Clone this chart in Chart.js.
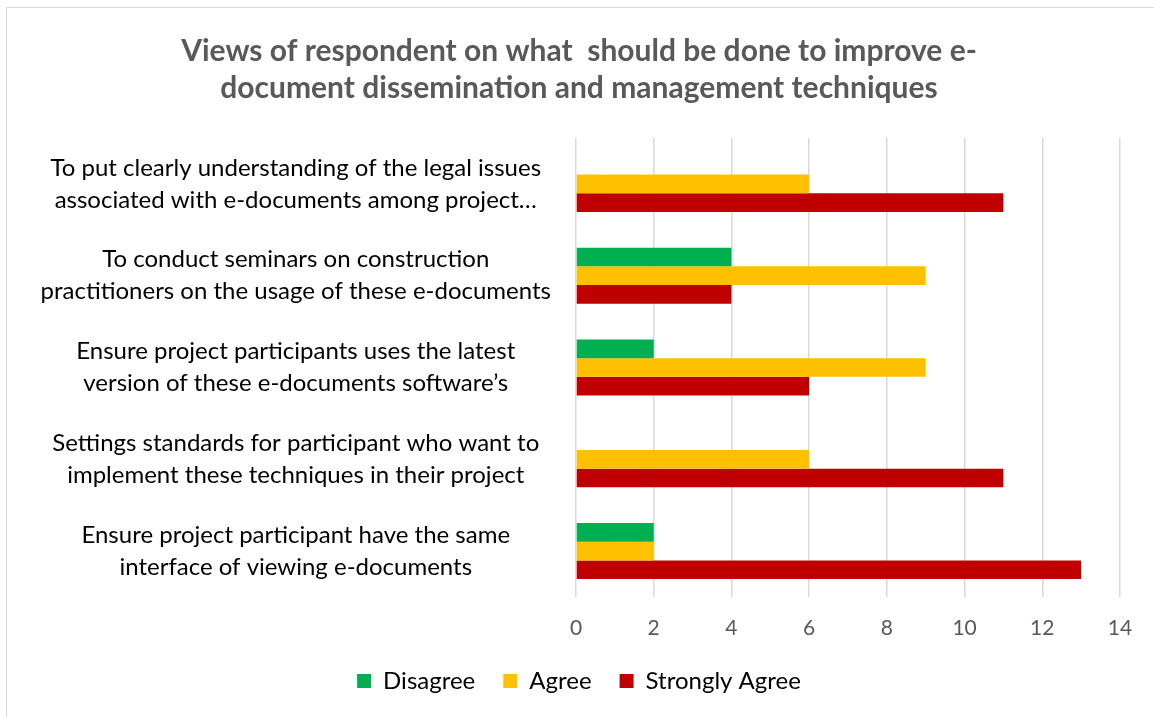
<!DOCTYPE html>
<html>
<head>
<meta charset="utf-8">
<script src="https://cdn.jsdelivr.net/npm/chart.js@4"></script>
<style>
  body { margin: 0; overflow: hidden; background: #fff; }
  #frame { position: absolute; left: 6px; top: 7px; width: 1300px; height: 800px; border: 1px solid #d9d9d9; }
  #wrap { position: absolute; left: 0; top: 0; width: 1154px; height: 720px; }
</style>
</head>
<body>
<div id="frame"></div>
<div id="wrap"><canvas id="chart"></canvas></div>
<script>
var categories = [
  ["To put clearly understanding of the legal issues", "associated with e-documents among project…"],
  ["To conduct seminars on construction", "practitioners on the usage of these e-documents"],
  ["Ensure project participants uses the latest", "version of these e-documents software’s"],
  ["Settings standards for participant who want to", "implement these techniques in their project"],
  ["Ensure project participant have the same", "interface of viewing e-documents"]
];
var disagree = [0, 4, 2, 0, 2];
var agree = [6, 9, 9, 6, 2];
var stronglyAgree = [11, 4, 6, 11, 13];
var xTicks = [0, 2, 4, 6, 8, 10, 12, 14];

var fontName = "Lato, 'Open Sans', sans-serif";

var ctx = document.getElementById("chart");

new Chart(ctx, {
    type: 'bar',
    data: {
        labels: categories,
        datasets: [
            { label: 'Disagree', data: disagree, backgroundColor: '#00B050' },
            { label: 'Agree', data: agree, backgroundColor: '#FFC000' },
            { label: 'Strongly Agree', data: stronglyAgree, backgroundColor: '#C00000' }
        ]
    },
    options: {
        indexAxis: 'y',
        responsive: true,
        maintainAspectRatio: false,
        animation: false,
        categoryPercentage: 0.61,
        barPercentage: 1,
        layout: { padding: { left: 38, right: 34, top: 0, bottom: 17 } },
        plugins: {
            title: {
                display: true,
                text: ["Views of respondent on what  should be done to improve e-",
                       "document dissemination and management techniques"],
                color: '#595959',
                font: { family: fontName, size: 30, weight: 'bold', lineHeight: 1.233 },
                padding: { top: 33, bottom: 31 }
            },
            legend: {
                position: 'bottom',
                labels: {
                    color: '#000',
                    font: { family: fontName, size: 24 },
                    boxWidth: 14,
                    boxHeight: 14,
                    padding: 28
                }
            },
            tooltip: { enabled: false }
        },
        scales: {
            x: {
                min: 0,
                max: 14,
                afterBuildTicks: function (scale) {
                    scale.ticks = xTicks.map(function (v) { return { value: v }; });
                },
                afterFit: function (scale) { scale.height = 44; },
                grid: { color: '#d9d9d9', lineWidth: 1.5, drawTicks: false },
                border: { display: false },
                ticks: { color: '#595959', font: { family: fontName, size: 21 }, padding: 19 }
            },
            y: {
                grid: { display: false, drawTicks: false },
                border: { display: false },
                afterFit: function (scale) { scale.width = 538; },
                ticks: {
                    color: '#000',
                    crossAlign: 'center',
                    font: { family: fontName, size: 24, lineHeight: 1.33 },
                    padding: 25
                }
            }
        }
    }
});
</script>
</body>
</html>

**PROBLEM TO WORK ON**
Reproduce the listing word for word and omit its pictures.

**RESPONSE TO THE TASK**
Clone this chart in Chart.js.
<!DOCTYPE html>
<html>
<head>
<meta charset="utf-8">
<script src="https://cdn.jsdelivr.net/npm/chart.js@4"></script>
<style>
  body { margin: 0; overflow: hidden; background: #fff; }
  #frame { position: absolute; left: 6px; top: 7px; width: 1300px; height: 800px; border: 1px solid #d9d9d9; }
  #wrap { position: absolute; left: 0; top: 0; width: 1154px; height: 720px; }
</style>
</head>
<body>
<div id="frame"></div>
<div id="wrap"><canvas id="chart"></canvas></div>
<script>
var categories = [
  ["To put clearly understanding of the legal issues", "associated with e-documents among project…"],
  ["To conduct seminars on construction", "practitioners on the usage of these e-documents"],
  ["Ensure project participants uses the latest", "version of these e-documents software’s"],
  ["Settings standards for participant who want to", "implement these techniques in their project"],
  ["Ensure project participant have the same", "interface of viewing e-documents"]
];
var disagree = [0, 4, 2, 0, 2];
var agree = [6, 9, 9, 6, 2];
var stronglyAgree = [11, 4, 6, 11, 13];
var xTicks = [0, 2, 4, 6, 8, 10, 12, 14];

var fontName = "Lato, 'Open Sans', sans-serif";

var ctx = document.getElementById("chart");

new Chart(ctx, {
    type: 'bar',
    data: {
        labels: categories,
        datasets: [
            { label: 'Disagree', data: disagree, backgroundColor: '#00B050' },
            { label: 'Agree', data: agree, backgroundColor: '#FFC000' },
            { label: 'Strongly Agree', data: stronglyAgree, backgroundColor: '#C00000' }
        ]
    },
    options: {
        indexAxis: 'y',
        responsive: true,
        maintainAspectRatio: false,
        animation: false,
        categoryPercentage: 0.61,
        barPercentage: 1,
        layout: { padding: { left: 38, right: 34, top: 0, bottom: 17 } },
        plugins: {
            title: {
                display: true,
                text: ["Views of respondent on what  should be done to improve e-",
                       "document dissemination and management techniques"],
                color: '#595959',
                font: { family: fontName, size: 30, weight: 'bold', lineHeight: 1.233 },
                padding: { top: 33, bottom: 31 }
            },
            legend: {
                position: 'bottom',
                labels: {
                    color: '#000',
                    font: { family: fontName, size: 24 },
                    boxWidth: 14,
                    boxHeight: 14,
                    padding: 28
                }
            },
            tooltip: { enabled: false }
        },
        scales: {
            x: {
                min: 0,
                max: 14,
                afterBuildTicks: function (scale) {
                    scale.ticks = xTicks.map(function (v) { return { value: v }; });
                },
                afterFit: function (scale) { scale.height = 44; },
                grid: { color: '#d9d9d9', lineWidth: 1.5, drawTicks: false },
                border: { display: false },
                ticks: { color: '#595959', font: { family: fontName, size: 21 }, padding: 19 }
            },
            y: {
                grid: { display: false, drawTicks: false },
                border: { display: false },
                afterFit: function (scale) { scale.width = 538; },
                ticks: {
                    color: '#000',
                    crossAlign: 'center',
                    font: { family: fontName, size: 24, lineHeight: 1.33 },
                    padding: 25
                }
            }
        }
    }
});
</script>
</body>
</html>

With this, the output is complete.